Foolish scientists — they ignore the Oogity Boogity factor, which the Discoveroids know is essential for life to begin. Another excerpt:
Observer bias is difficult to overcome because we are so used to assuming most examples will be of the common case. But we as the observer may not, in fact, be the common case. If you pick up a rock on the ground at random, it is a safe bet that it is an average kind of rock. Yet it may in fact be a large gold nugget, or a diamond to rival the Hope Diamond. So it is with the Earth, its life, and human civilization. We are immersed in a culture of science fiction, where aliens abound in the galaxy. In the majority of science-fiction media, alien technologies far surpass our own.

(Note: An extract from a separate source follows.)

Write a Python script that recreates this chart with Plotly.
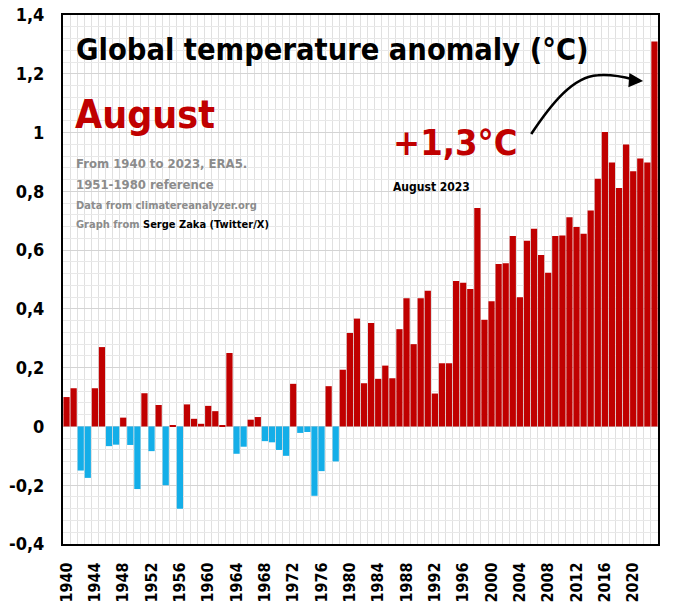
import plotly.graph_objects as go

# August global temperature anomaly (°C), ERA5, 1951-1980 reference
years = list(range(1940, 2024))
anomaly = [
    0.10, 0.13, -0.15, -0.175, 0.13, 0.27, -0.067, -0.062, 0.03, -0.063,
    -0.213, 0.113, -0.084, 0.073, -0.20, 0.002, -0.28, 0.075, 0.026, 0.009,
    0.07, 0.052, 0.003, 0.25, -0.093, -0.069, 0.023, 0.032, -0.05, -0.054,
    -0.08, -0.10, 0.145, -0.022, -0.019, -0.236, -0.152, 0.137, -0.119, 0.193,
    0.318, 0.367, 0.147, 0.352, 0.162, 0.207, 0.164, 0.331, 0.436, 0.28,
    0.436, 0.462, 0.112, 0.215, 0.215, 0.495, 0.489, 0.468, 0.743, 0.363,
    0.426, 0.553, 0.555, 0.648, 0.44, 0.632, 0.673, 0.583, 0.523, 0.648,
    0.65, 0.712, 0.679, 0.656, 0.735, 0.843, 1.002, 0.898, 0.811, 0.959,
    0.868, 0.912, 0.898, 1.31,
]

x_ticks = list(range(1940, 2021, 4))
y_ticks = [-0.4, -0.2, 0, 0.2, 0.4, 0.6, 0.8, 1, 1.2, 1.4]
y_labels = ["-0,4", "-0,2", "0", "0,2", "0,4", "0,6", "0,8", "1", "1,2", "1,4"]

RED = "#c00000"
BLUE = "#14aee8"
GRAY = "#8c8c8c"
FONT = "DejaVu Sans Condensed, Liberation Sans Narrow, Roboto, sans-serif"

colors = [RED if v >= 0 else BLUE for v in anomaly]

fig = go.Figure()
fig.add_trace(go.Bar(
    x=years, y=anomaly,
    marker=dict(color=colors, line=dict(width=0)),
    hoverinfo="x+y",
))

# the page body adds an 8px offset, so the figure is 8px smaller than the window
# plot area in window pixels: left 63, right 658, top 15, bottom 544
def px(xp):
    return (xp - 63) / 595

def py(yp):
    return (544 - yp) / 529

annotations = [
    dict(x=px(74), y=py(50), text="<b>Global temperature anomaly (°C)</b>",
         font=dict(size=30.5, color="black")),
    dict(x=px(73), y=py(114), text="<b>August</b>",
         font=dict(size=39, color=RED)),
    dict(x=px(74), y=py(163), text="<b>From 1940 to 2023, ERA5.</b>",
         font=dict(size=13, color=GRAY)),
    dict(x=px(74), y=py(185), text="<b>1951-1980 reference</b>",
         font=dict(size=13, color=GRAY)),
    dict(x=px(74), y=py(205), text="<b>Data from climatereanalyzer.org</b>",
         font=dict(size=11, color=GRAY)),
    dict(x=px(74), y=py(224),
         text="<b>Graph from <span style='color:black'>Serge Zaka (Twitter/X)</span></b>",
         font=dict(size=11, color=GRAY)),
    dict(x=px(391), y=py(142), text="<b>+1,3°C</b>",
         font=dict(size=36, color=RED)),
    dict(x=px(391), y=py(187), text="<b>August 2023</b>",
         font=dict(size=12, color="black")),
]
for a in annotations:
    a.update(xref="paper", yref="paper", xanchor="left", yanchor="middle",
             showarrow=False)
    a["font"]["family"] = FONT

# arrowhead at the end of the curved arrow
annotations.append(dict(
    x=2021.4, y=1.175, xref="x", yref="y", ax=-15, ay=-1, text="",
    showarrow=True, arrowhead=2, arrowsize=1.1, arrowwidth=2.6, arrowcolor="black",
))

fig.update_layout(
    width=672, height=596,
    margin=dict(l=55, r=22, t=7, b=60, autoexpand=False),
    paper_bgcolor="white", plot_bgcolor="white",
    bargap=0.12,
    showlegend=False,
    font=dict(family=FONT, color="black"),
    annotations=annotations,
    shapes=[
        dict(type="path", xref="x", yref="y",
             path="M 2005.6,0.995 C 2008.5,1.10 2011.5,1.19 2015,1.195 C 2017.5,1.20 2019.3,1.185 2020.6,1.177",
             line=dict(color="black", width=2.6)),
    ],
)

fig.update_xaxes(
    range=[1939.5, 2023.5], automargin=False,
    tickvals=x_ticks, tickangle=-90, ticks="",
    tickfont=dict(size=16, family=FONT, weight="bold"),
    ticklabelstandoff=10,
    showgrid=False, zeroline=False,
    minor=dict(tick0=1939.5, dtick=1, showgrid=True, gridcolor="#e0e0e0", gridwidth=1),
    showline=True, mirror=True, linecolor="black", linewidth=2,
)
fig.update_yaxes(
    range=[-0.4, 1.4], automargin=False,
    tickvals=y_ticks, ticktext=y_labels, ticks="",
    tickfont=dict(size=18, family=FONT, weight="bold"),
    ticklabelstandoff=13, ticklabeloverflow="allow",
    showgrid=True, gridcolor="#d4d4d4", gridwidth=1, zeroline=False,
    minor=dict(tick0=-0.4, dtick=0.04, showgrid=True, gridcolor="#e8e8e8", gridwidth=1),
    showline=True, mirror=True, linecolor="black", linewidth=2,
)

fig.write_html("out.html")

Bakken seems to have difficulty separating science from science fiction. Is that because he’s a creationist? Skipping some references to authors who speculate that intelligent life may be rare, he says:
Recent astrobiological research now points to the realization that environments, intergalactic, galactic, planetary system, stellar, and planetary, which are stable enough to allow life to arise and develop over several billion years as it has on Earth, are so rare that few if any civilizations will actually make it to the point where they can communicate beyond their planet.
Maybe. But maybe not. No one knows yet. It’s a big galaxy, with millions — possibly billions — of planets, and we’ve only just begun to look. He concludes with this:
New discoveries about our sun and solar system’s unique history have significant bearing on the issue of habitability. In addition, the Moon, the event that formed it, and its present existence also have important consequences for the issue of Earth’s habitability.
That’s all there is, and it’s nothing new. But it’s only the first in a promised series of such posts. The Discoveroids are already certain that our little world and our wonderful species are the deliberate, intelligently designed climax of creation, so we have no doubt what their conclusion will be, but there may be some fun times along the way. We’ll be watching for later installments.